*Data extract*.
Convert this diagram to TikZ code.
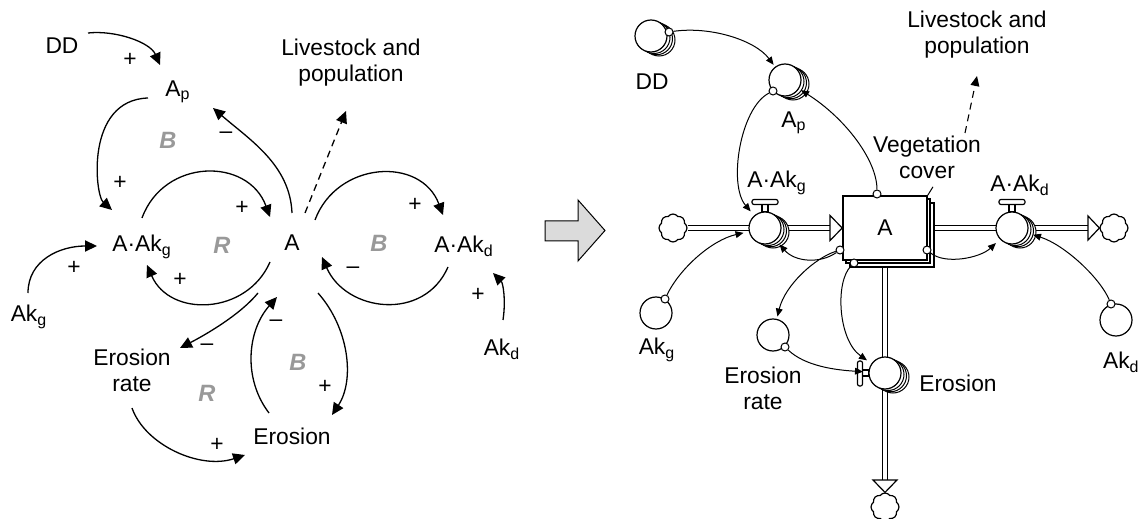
\documentclass[tikz,border=0pt]{standalone}
\usepackage{fontspec}
\setmainfont{Liberation Sans}
\usetikzlibrary{arrows.meta,calc,shapes.symbols}

\definecolor{loopgray}{gray}{0.6}
\definecolor{arrowgray}{gray}{0.86}

\begin{document}
\begin{tikzpicture}[x=0.5pt, y=-0.5pt,
  font=\fontsize{11.4}{13}\selectfont,
  lbl/.style={align=center, inner sep=1pt},
  sgn/.style={inner sep=0pt},
  loopname/.style={inner sep=0pt, font=\fontsize{11.8}{13}\selectfont\bfseries\itshape, text=loopgray},
  link/.style={-{Triangle[length=6pt,width=5.6pt]}, line width=.65pt},
  dlink/.style={link, dash pattern=on 3.5pt off 2.5pt},
  flink/.style={-{Triangle[length=4pt,width=3.4pt]}, line width=.5pt},
  fdlink/.style={-{Triangle[length=5pt,width=4.4pt]}, line width=.55pt, dash pattern=on 3.5pt off 2.5pt},
  aux/.style={circle, draw, fill=white, line width=.6pt, minimum size=16pt,
              inner sep=0pt, outer sep=1.5pt},
  valve/.style={aux, outer sep=3pt},
  pin/.style={circle, draw, fill=white, line width=.5pt, minimum size=4pt, inner sep=0pt},
  stock/.style={draw, fill=white, line width=.75pt, minimum width=42pt,
                minimum height=32pt, inner sep=0pt},
  pipe/.style={draw, double, double distance=2pt, line width=.5pt},
  sink/.style={cloud, cloud puffs=8, cloud puff arc=110, aspect=1, draw, fill=white,
               line width=.6pt, minimum width=14pt, minimum height=14pt, inner sep=0pt},
  hollow/.style={draw, fill=white, line width=.6pt}
]
\useasboundingbox (0,0) rectangle (1142,519);

% ---- causal loop diagram
\node[lbl] (DD) at (62,46) {DD};
\node[lbl] (Ap) at (178,92) {A\textsubscript{p}};
\node[lbl] (LS) at (351,63) {Livestock and\\population};
\node[lbl] (AAkg) at (142,247) {A·Ak\textsubscript{g}};
\node[lbl] (A) at (292,243) {A};
\node[lbl] (AAkd) at (464,246) {A·Ak\textsubscript{d}};
\node[lbl] (Akg) at (29,317) {Ak\textsubscript{g}};
\node[lbl] (Akd) at (502,349) {Ak\textsubscript{d}};
\node[lbl] (ER) at (132,370) {Erosion\\rate};
\node[lbl] (Er) at (292,436) {Erosion};

\draw[link] ($(DD)+(26,-13)$) .. controls +(27,-3) and +(-10,-23) .. ($(Ap)+(-18,-27)$);
\draw[link] ($(Ap)+(-30,6)$) .. controls +(-63,2) and +(-17,-15) .. ($(AAkg)+(-30,-37)$);
\draw[link] ($(A)+(0,-30)$) .. controls +(-2,-48) and +(37,32) .. ($(Ap)+(35,16)$);
\draw[dlink] ($(A)+(13,-30)$) -- ($(LS)+(-5,48)$);
\draw[link] ($(AAkg)+(0,-29)$) .. controls +(22,-60) and +(-22,-60) .. ($(A)+(-22,-26)$);
\draw[link] ($(A)+(-22,19)$) .. controls +(-23,53) and +(23,53) .. ($(AAkg)+(5,18)$);
\draw[link] ($(Akg)+(-1,-24)$) .. controls +(0,-33) and +(-37,0) .. ($(AAkg)+(-45,-1)$);
\draw[link] ($(A)+(-34,50)$) .. controls +(-18,22) and +(25,-13) .. ($(ER)+(48,-22)$);
\draw[link] ($(Er)+(-23,-23)$) .. controls +(-26,-34) and +(-30,34) .. ($(A)+(-15,54)$);
\draw[link] ($(A)+(26,50)$) .. controls +(31,35) and +(23,-35) .. ($(Er)+(40,-21)$);
\draw[link] ($(ER)+(0,38)$) .. controls +(13,37) and +(-45,15) .. ($(Er)+(-47,19)$);
\draw[link] ($(A)+(23,-23)$) .. controls +(22,-59) and +(-22,-59) .. ($(AAkd)+(-21,-31)$);
\draw[link] ($(AAkd)+(-16,21)$) .. controls +(-24,55) and +(24,55) .. ($(A)+(30,14)$);
\draw[link] ($(Akd)+(1,-29)$) .. controls +(3,-20) and +(10,10) .. ($(AAkd)+(29,27)$);

\foreach \x/\y/\s [count=\i] in {130/60/+, 120/183/+, 226/135/--, 242/208/+,
    74/268/+, 180/280/+, 207/347/--, 276/323/--, 325/387/+, 217/445/+,
    415/205/+, 353/270/--, 478/295/+}
  \node[sgn] (sg\i) at (\x,\y) {\s};

\node[loopname] (loopB1) at (168,140) {B};
\node[loopname] (loopR1) at (222,245) {R};
\node[loopname] (loopB2) at (379,243) {B};
\node[loopname] (loopB3) at (298,362) {B};
\node[loopname] (loopR2) at (207,393) {R};

% ---- conversion arrow
\filldraw[fill=arrowgray, line width=.5pt] (545,221) -- (578,221) -- (578,200)
  -- (605,230.5) -- (578,261) -- (578,241) -- (545,241) -- cycle;

% ---- stock and flow diagram
\foreach \d in {7,3}
  \draw[line width=.6pt, fill=white] (843+\d,196+\d) rectangle (927+\d,260+\d);
\node[stock] (stock) at (885,228) {A};

\node[sink] (cloudL) at (673,228) {};
\node[sink] (cloudR) at (1114,228) {};
\node[sink] (cloudB) at (885,507) {};
\coordinate (inL) at (830,228);
\coordinate (outR) at (1088,228);
\coordinate (outB) at (885,480);

\draw[pipe] (cloudL) -- (inL);
\draw[pipe] ([xshift=3.5pt]stock.east) -- (outR);
\draw[pipe] ([yshift=-3.5pt]stock.south) -- (outB);
\draw[hollow] ($(inL)+(0,-12.5)$) -- (stock.west) -- ($(inL)+(0,12.5)$) -- cycle;
\draw[hollow] ($(outR)+(0,-12)$) -- (cloudR.west) -- ($(outR)+(0,12)$) -- cycle;
\draw[hollow] ($(outB)+(-12,0)$) -- (cloudB.north) -- ($(outB)+(12,0)$) -- cycle;

% stacked copies behind the subscripted variables
\foreach \x/\y in {651/36, 785/80, 765/228, 1012/228, 885/373}
  \foreach \d in {8,5.5,3}
    \draw[line width=.5pt, fill=white] (\x+\d,\y+\d/2) circle (8pt);

% valve handles
\foreach \x in {765,1012} {
  \draw[hollow] (\x-3,212) rectangle (\x+3,204.5);
  \draw[hollow, rounded corners=1pt] (\x-13,199.5) rectangle (\x+13,204.5);
}
\draw[hollow] (869,370) rectangle (862.5,376);
\draw[hollow, rounded corners=1pt] (857.5,361) rectangle (862.5,386);

\node[aux] (DDc) at (651,36) {};
\node[aux] (ApC) at (785,80) {};
\node[valve] (vg) at (765,228) {};
\node[valve] (vd) at (1012,228) {};
\node[valve] (vE) at (885,373) {};
\node[aux] (Akgc) at (656,313) {};
\node[aux] (ERc) at (773,335) {};
\node[aux] (Akdc) at (1116,320) {};

\node[pin] (mDD) at (669,32) {};
\node[pin] (mAp) at (773,91) {};
\node[pin] (mTop) at (877,194) {};
\node[pin] (mL) at (840,250) {};
\node[pin] (mB) at (854,263) {};
\node[pin] (mR) at (927,250) {};
\node[pin] (mAkg) at (665,299) {};
\node[pin] (mAkd) at (1111,304) {};
\node[pin] (mER) at (785,347) {};

\draw[flink] (mDD) .. controls (710,26) and (755,40) .. (ApC);
\draw[flink] (mAp) .. controls (740,108) and (728,185) .. (vg);
\draw[flink] (mTop) .. controls (877,160) and (845,118) .. (ApC);
\draw[flink] (mL) .. controls (820,264) and (795,262) .. (vg);
\draw[flink] (mL) .. controls (815,258) and (785,285) .. (ERc);
\draw[flink] (mB) .. controls (835,282) and (838,340) .. (vE);
\draw[flink] (mR) .. controls (945,265) and (980,258) .. (vd);
\draw[flink] (mAkg) .. controls (680,268) and (712,240) .. (vg);
\draw[flink] (mAkd) .. controls (1100,278) and (1065,245) .. (vd);
\draw[flink] (mER) .. controls (805,366) and (835,370) .. (vE);

\node[lbl] (DDr) at (652,82) {DD};
\node[lbl] (Apr) at (794,123) {A\textsubscript{p}};
\node[lbl] (LSr) at (977,35) {Livestock and\\population};
\node[lbl] (veg) at (927,157) {Vegetation\\cover};
\node[lbl] (AAkgr) at (777,183) {A·Ak\textsubscript{g}};
\node[lbl] (AAkdr) at (1020,185) {A·Ak\textsubscript{d}};
\node[lbl] (Akgr) at (657,350) {Ak\textsubscript{g}};
\node[lbl] (ERr) at (763,388) {Erosion\\rate};
\node[lbl] (Err) at (958,383) {Erosion};
\node[lbl, anchor=east] (Akdr) at (1142,362) {Ak\textsubscript{d}};

\draw[line width=.5pt] ([xshift=3pt,yshift=-3pt]veg.south) -- (stock.north east);
\draw[fdlink] ($(veg)+(38,-24)$) -- ($(LSr)+(0,41)$);
\end{tikzpicture}
\end{document}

*Set task*. Scan the listing above for the word "diagram" and show each line where it is found.

*Result of this exercise*.
Convert this diagram to TikZ code.
% ---- causal loop diagram
% ---- stock and flow diagram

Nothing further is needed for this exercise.